## Stated problem
Repeat, exactly and only, the lines from the beginning of the data through the line with "const lengthTicks = [300, 400, 500];". Pictures are left out.

________________________________________

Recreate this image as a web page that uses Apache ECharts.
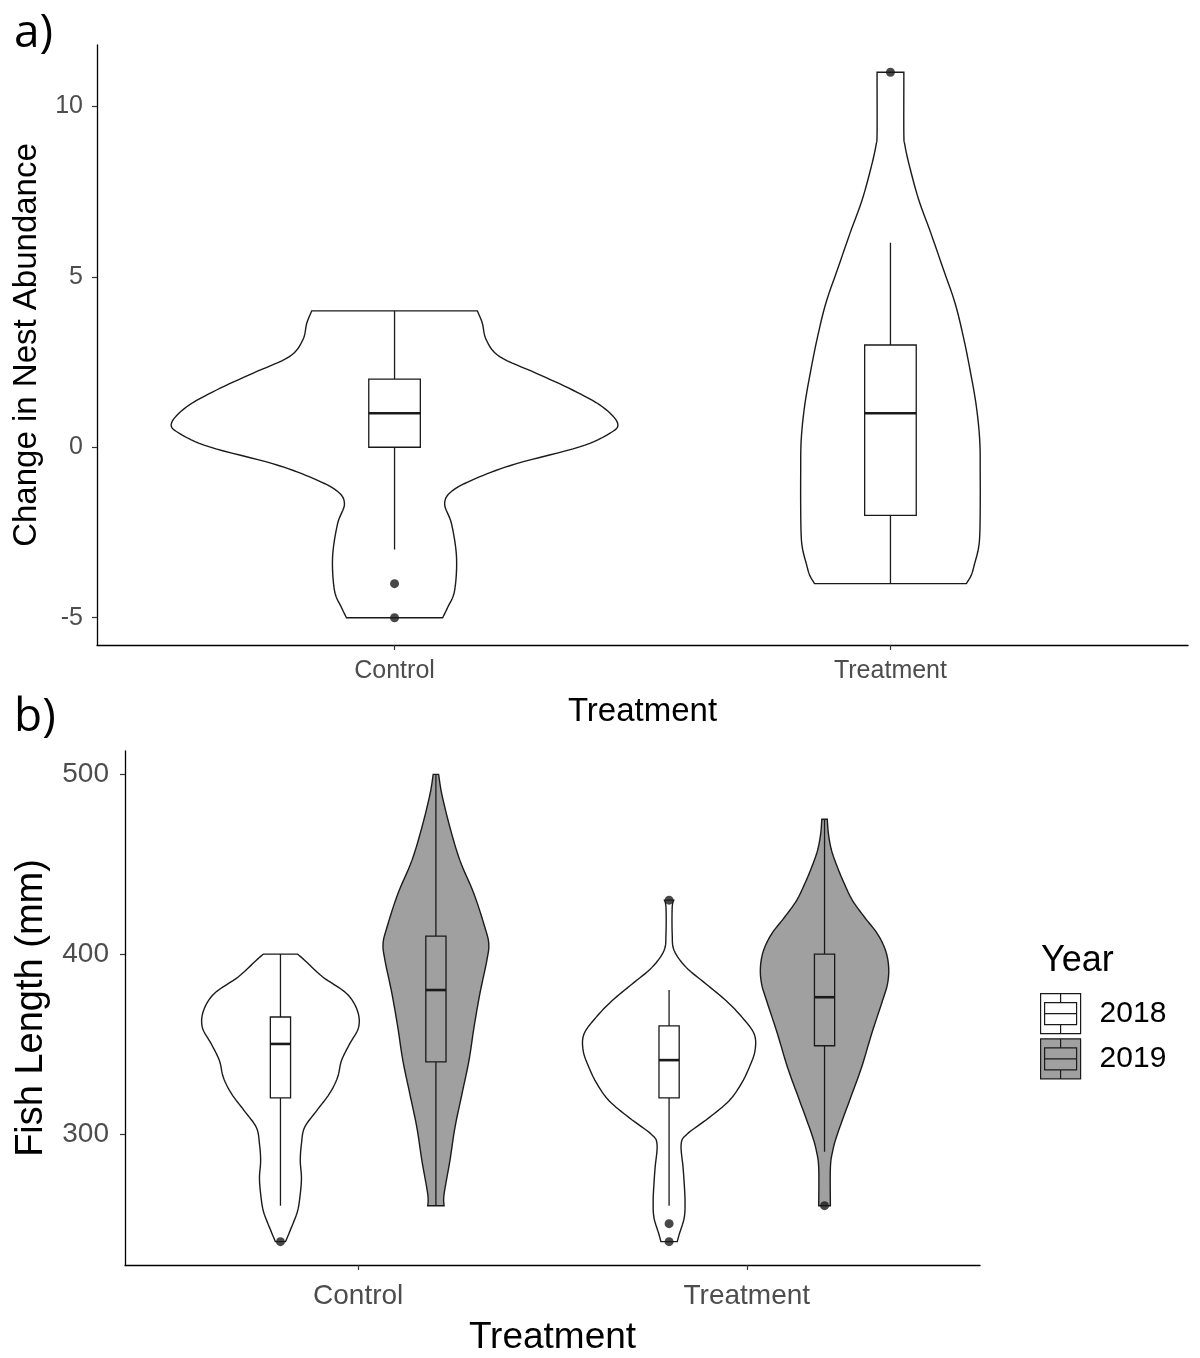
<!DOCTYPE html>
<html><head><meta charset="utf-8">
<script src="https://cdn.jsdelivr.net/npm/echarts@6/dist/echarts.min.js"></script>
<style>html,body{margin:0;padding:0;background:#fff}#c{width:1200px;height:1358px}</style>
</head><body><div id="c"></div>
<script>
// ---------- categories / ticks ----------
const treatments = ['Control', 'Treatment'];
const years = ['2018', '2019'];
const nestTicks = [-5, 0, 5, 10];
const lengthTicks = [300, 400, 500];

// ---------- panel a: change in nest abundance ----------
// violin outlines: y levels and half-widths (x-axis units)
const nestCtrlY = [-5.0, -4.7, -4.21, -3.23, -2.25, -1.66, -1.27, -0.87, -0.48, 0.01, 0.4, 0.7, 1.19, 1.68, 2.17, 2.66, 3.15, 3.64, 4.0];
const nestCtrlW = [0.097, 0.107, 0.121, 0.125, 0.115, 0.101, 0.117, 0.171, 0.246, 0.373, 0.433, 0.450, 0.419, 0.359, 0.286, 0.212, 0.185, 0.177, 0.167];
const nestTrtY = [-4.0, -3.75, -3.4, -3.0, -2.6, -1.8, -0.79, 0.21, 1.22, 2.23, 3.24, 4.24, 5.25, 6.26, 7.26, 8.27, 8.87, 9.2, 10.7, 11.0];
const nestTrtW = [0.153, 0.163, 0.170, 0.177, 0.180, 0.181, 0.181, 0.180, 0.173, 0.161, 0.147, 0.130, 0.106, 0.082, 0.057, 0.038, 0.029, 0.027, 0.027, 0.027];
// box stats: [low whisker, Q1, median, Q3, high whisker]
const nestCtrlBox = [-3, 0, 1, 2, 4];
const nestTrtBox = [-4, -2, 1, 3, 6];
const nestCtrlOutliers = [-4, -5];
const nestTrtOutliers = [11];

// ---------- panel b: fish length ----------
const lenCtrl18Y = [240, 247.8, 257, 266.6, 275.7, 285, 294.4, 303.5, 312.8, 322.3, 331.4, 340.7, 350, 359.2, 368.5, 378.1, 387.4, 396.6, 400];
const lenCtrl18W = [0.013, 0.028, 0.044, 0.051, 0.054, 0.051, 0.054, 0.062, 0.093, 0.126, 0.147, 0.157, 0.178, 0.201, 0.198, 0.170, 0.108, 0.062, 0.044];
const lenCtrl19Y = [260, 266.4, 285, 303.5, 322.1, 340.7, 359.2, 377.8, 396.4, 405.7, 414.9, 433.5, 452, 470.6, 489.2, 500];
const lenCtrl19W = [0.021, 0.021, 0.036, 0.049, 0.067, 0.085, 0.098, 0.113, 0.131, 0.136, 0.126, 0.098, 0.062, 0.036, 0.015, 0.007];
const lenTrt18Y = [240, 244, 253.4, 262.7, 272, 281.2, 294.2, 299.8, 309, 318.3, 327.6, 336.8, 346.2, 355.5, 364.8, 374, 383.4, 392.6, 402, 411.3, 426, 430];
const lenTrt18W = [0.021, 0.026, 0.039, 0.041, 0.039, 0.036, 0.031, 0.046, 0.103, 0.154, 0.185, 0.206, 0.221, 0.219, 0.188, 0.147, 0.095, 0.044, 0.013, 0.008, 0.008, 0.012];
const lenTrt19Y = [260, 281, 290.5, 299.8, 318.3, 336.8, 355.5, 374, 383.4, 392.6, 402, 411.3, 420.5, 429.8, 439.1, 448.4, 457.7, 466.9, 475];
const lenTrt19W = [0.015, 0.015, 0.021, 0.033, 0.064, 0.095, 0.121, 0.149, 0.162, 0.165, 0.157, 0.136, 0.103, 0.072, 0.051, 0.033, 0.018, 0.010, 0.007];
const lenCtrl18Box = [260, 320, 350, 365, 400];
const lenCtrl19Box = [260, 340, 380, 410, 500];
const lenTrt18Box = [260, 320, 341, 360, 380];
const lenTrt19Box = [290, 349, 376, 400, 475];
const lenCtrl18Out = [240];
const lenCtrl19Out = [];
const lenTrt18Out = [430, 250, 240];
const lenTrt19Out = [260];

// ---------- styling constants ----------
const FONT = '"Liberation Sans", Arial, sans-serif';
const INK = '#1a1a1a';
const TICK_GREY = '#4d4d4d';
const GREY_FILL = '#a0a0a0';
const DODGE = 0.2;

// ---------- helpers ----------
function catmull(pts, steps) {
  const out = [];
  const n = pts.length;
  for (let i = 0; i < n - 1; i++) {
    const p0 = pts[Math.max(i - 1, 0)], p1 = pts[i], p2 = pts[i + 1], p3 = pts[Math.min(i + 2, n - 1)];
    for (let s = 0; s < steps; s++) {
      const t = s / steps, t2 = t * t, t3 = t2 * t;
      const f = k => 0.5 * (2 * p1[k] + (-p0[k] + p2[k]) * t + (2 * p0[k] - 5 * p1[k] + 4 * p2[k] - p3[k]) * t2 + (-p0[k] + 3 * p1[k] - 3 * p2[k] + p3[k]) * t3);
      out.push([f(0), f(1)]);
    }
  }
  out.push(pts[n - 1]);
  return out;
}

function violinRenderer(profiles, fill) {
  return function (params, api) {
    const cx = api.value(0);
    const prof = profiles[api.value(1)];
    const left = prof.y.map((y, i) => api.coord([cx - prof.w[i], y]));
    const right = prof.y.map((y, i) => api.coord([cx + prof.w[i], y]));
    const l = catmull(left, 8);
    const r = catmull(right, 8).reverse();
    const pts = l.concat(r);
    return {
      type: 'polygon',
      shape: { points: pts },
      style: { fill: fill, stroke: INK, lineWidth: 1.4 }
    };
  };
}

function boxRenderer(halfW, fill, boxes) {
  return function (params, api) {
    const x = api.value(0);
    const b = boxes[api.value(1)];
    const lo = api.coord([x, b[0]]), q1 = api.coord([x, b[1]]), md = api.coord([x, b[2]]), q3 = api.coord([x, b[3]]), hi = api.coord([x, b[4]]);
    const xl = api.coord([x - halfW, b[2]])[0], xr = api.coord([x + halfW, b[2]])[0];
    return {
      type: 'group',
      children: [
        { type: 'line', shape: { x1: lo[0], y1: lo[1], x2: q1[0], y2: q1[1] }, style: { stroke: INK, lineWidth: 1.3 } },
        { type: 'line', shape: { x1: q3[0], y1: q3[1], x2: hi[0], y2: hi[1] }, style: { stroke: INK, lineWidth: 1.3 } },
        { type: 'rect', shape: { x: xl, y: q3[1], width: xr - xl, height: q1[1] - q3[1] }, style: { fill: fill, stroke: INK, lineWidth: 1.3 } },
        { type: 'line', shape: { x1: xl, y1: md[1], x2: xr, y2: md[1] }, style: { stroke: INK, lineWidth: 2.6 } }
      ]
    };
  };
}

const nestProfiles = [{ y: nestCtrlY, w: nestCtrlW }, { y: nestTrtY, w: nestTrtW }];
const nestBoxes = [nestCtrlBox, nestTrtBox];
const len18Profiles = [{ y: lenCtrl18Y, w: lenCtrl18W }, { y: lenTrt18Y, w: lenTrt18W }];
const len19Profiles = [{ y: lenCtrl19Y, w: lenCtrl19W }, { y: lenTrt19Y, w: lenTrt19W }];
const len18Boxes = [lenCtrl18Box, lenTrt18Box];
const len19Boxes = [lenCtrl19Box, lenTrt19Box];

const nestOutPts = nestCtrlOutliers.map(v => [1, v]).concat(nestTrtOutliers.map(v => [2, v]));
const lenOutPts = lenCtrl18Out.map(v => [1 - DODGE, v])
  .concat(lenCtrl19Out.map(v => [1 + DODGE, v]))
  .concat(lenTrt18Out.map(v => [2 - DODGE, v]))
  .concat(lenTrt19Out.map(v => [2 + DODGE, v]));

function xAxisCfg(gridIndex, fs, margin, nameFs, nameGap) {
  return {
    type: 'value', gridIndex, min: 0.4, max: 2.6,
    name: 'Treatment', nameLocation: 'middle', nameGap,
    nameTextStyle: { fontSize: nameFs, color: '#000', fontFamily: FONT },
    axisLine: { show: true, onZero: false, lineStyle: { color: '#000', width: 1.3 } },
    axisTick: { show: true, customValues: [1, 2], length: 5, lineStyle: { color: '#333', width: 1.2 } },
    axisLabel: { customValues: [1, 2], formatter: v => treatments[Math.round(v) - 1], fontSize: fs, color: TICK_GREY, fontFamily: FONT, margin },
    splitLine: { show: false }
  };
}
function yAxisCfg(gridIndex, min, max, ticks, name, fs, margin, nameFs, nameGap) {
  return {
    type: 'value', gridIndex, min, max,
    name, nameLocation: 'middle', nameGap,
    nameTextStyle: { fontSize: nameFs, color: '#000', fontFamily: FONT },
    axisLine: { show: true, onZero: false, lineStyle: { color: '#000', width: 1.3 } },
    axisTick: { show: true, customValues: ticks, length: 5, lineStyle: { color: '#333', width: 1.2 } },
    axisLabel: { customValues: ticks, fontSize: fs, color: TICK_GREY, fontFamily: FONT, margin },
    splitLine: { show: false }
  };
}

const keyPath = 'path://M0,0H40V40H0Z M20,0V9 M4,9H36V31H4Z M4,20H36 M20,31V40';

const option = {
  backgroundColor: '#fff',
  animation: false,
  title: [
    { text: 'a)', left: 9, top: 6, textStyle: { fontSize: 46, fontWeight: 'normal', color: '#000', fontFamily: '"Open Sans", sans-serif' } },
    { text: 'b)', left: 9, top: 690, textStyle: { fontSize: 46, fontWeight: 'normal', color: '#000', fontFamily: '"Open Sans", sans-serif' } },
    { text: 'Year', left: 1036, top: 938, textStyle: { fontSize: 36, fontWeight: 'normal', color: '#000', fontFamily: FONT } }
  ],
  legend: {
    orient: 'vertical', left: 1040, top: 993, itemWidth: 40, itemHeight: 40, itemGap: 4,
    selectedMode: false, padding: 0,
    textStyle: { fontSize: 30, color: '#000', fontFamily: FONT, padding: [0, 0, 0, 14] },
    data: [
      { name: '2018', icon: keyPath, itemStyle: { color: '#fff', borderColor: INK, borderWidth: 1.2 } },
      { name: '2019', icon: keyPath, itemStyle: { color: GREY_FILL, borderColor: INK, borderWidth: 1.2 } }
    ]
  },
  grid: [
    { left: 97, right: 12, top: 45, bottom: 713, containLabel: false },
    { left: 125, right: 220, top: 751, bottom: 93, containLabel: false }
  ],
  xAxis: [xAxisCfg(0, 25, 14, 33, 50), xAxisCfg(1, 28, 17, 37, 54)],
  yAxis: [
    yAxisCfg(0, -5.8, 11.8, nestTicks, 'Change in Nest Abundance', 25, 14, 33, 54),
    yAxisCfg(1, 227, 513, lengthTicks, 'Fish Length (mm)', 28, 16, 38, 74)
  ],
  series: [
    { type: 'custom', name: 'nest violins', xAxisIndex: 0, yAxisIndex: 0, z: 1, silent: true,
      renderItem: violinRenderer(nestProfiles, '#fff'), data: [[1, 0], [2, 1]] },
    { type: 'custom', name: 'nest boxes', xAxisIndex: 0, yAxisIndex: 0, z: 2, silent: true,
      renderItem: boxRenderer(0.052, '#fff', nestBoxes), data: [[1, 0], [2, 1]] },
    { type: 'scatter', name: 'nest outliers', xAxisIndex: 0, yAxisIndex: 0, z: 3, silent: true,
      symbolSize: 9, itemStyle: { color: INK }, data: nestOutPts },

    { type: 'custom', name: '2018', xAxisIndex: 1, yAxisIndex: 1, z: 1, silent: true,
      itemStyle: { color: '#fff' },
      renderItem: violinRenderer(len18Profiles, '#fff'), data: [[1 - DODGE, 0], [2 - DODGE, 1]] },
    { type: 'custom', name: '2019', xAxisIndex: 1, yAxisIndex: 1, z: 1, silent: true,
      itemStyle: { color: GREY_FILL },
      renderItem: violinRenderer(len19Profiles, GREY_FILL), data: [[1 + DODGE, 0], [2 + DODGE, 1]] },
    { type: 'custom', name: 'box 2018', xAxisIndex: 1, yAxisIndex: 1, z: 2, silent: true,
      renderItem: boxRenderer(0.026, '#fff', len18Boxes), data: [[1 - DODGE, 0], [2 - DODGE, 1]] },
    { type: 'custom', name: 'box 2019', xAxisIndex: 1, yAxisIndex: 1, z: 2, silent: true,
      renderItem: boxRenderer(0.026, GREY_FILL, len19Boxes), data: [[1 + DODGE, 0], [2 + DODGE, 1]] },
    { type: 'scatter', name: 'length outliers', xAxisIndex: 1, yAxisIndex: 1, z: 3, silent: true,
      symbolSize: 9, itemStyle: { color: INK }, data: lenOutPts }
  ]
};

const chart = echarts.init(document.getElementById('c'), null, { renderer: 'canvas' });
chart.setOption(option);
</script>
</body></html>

________________________________________

## Solution for this task
Recreate this image as a web page that uses Apache ECharts.
<!DOCTYPE html>
<html><head><meta charset="utf-8">
<script src="https://cdn.jsdelivr.net/npm/echarts@6/dist/echarts.min.js"></script>
<style>html,body{margin:0;padding:0;background:#fff}#c{width:1200px;height:1358px}</style>
</head><body><div id="c"></div>
<script>
// ---------- categories / ticks ----------
const treatments = ['Control', 'Treatment'];
const years = ['2018', '2019'];
const nestTicks = [-5, 0, 5, 10];
const lengthTicks = [300, 400, 500];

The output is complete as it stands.